Sunday, November 21, 2004

sale coup

PREMIER CRI

On voudrait ne pas être là et on y est. On n’avait pas demandé à y être mais on devait y être un jour.
Entre les deux abîmes de l’infini et du néant, entre deux big-bang. Dans une déchirure à se repasser, une onde qu’on lègue, une histoire de particules élémentaires, de cri primal et de silence éternel.
Ce sont d’abord de gros avions à hélice, lents, bruyants, en rase-mottes. Je ne les voyais pas encore. Quelques années plus tard, je les ai observés dans le ciel. Constellation superstar, Double queue, Lookheed et hélicoptère Sikorsky.

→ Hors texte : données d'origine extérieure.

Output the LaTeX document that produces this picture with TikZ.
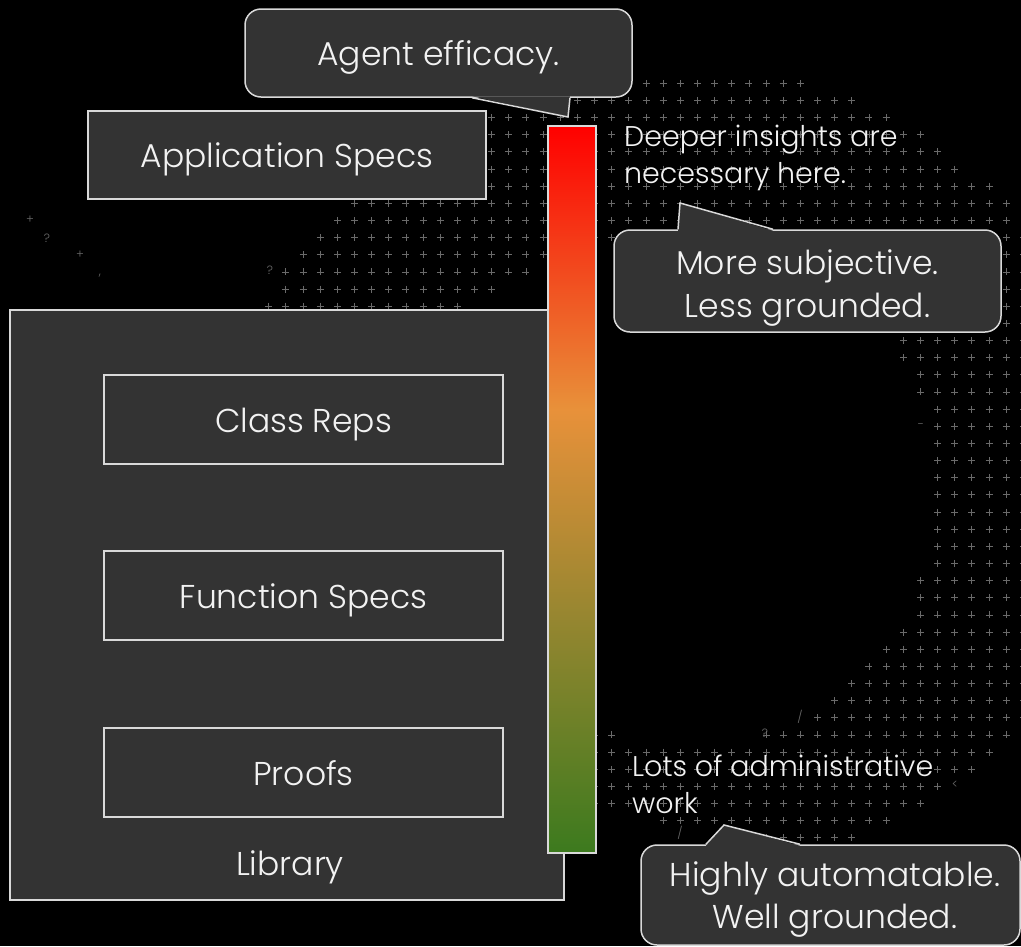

Ce furent ensuite des camions que je vis ensuite gigantesques, crissants et sales, avec petite cabine très en arrière, Berliet, GMC, Saurer. Ce sont aussi de grosses voitures, Vedette, Standards, Arondes, Tractions, 202, et des cars Chausson. Ce sont enfin les tanks, ceux qui manœuvraient encore sur les pavés de la vieille ville de Tours. Des chars, dont les chenilles faisaient trembler les vitres. J’ai dû crier très fort pour couvrir ce tintamarre, j’ai percé les tympans de la sage-femme.
J’ai voulu alerter le monde de mon innocence.
Depuis plusieurs semaines déjà j’entendais rugir toute cette ferraille.
Lorsque aujourd’hui je lis la presse de l’époque, je suis frappé par une double recherche : celle de la vitesse, celle des secrets de la matière. De nombreux accidents d’avion remplissent les pages. Prenons au hasard, le 28 septembre 1949 : un avion mexicain heurte un volcan : 28 morts, deux bombardiers anglais se heurtent en vol : 12 morts, un B29 tombe à Oklahoma. Mais aussi : la liaison d’Air-France Paris-Nouméa réalisée.
Le lendemain, le 29, l’avion de Marcel Cerdan s’écrase aux Açores. Le 30, un avion américain se montre plus rapide que le son de plusieurs centaines de kilomètres à l’heure. Et c’est comme ça tous les jours. Et dans le même temps, les recherches sur l’énergie nucléaire se poursuivent. Quatre ans après Hiroshima.
En novembre, Le Monde fait sa Une sur ce titre : « Du métal changé en or grâce à l’énergie atomique ». Le jeudi 24, il lance la nouvelle : « Le premier milligramme de plutonium français isolé grâce au bombardement par neutrons ralentis de l’uranium 238 »
Ce sont des cris qui se répercutent, des cris qu’on n’oublie pas devant toutes ces fleurs de métal, ces voleurs de feu, ces chutes d’Icare.
Parfois, je parviens à les oublier tous ces cris.
Je me mets face au soleil, ce bombardier, et je pense aux amoureux fervents et aux savants austères, à la censure qui a frappé six poèmes des Fleurs du Mal jusqu’au 31 mai 1949. Embryon de trois mois, j’ai dû crier en entendant le Président de la Cour de Cassation casser le jugement inique rendu le 27 août 1857 contre celui qui a écrit : « J’ai pétri de la boue et j’en ai fait de l’or ».
J’ai crié quand on a dérobé la faux de la mort. Ouest-France du 13 octobre 1949 : "Prague. Un voleur a dérobé la faux de la mort qui orne une pendule ancienne du musée national de Prague. La direction de ce musée dans un communiqué prie instamment le voleur de vouloir bien rendre cet objet sans intérêt pour lui mais dont la mort ne peut se passer". Après les voleurs de feu, les voleurs de faux.
J’ai patienté encore un mois et demi. Puis le 29 novembre j’ai crié. J’ai crié parce qu’entre homme et femme ça criait déjà, parce que ça criait déjà partout.
A présent j’écris pour joindre mon cri aux autres, répétés par mille sentinelles.
J’écris pour qu’on entende tous les cris, pour dire la brûlure du feu, du métal, du soleil, la froissure du papier, les coups de griffes et les coups de faux.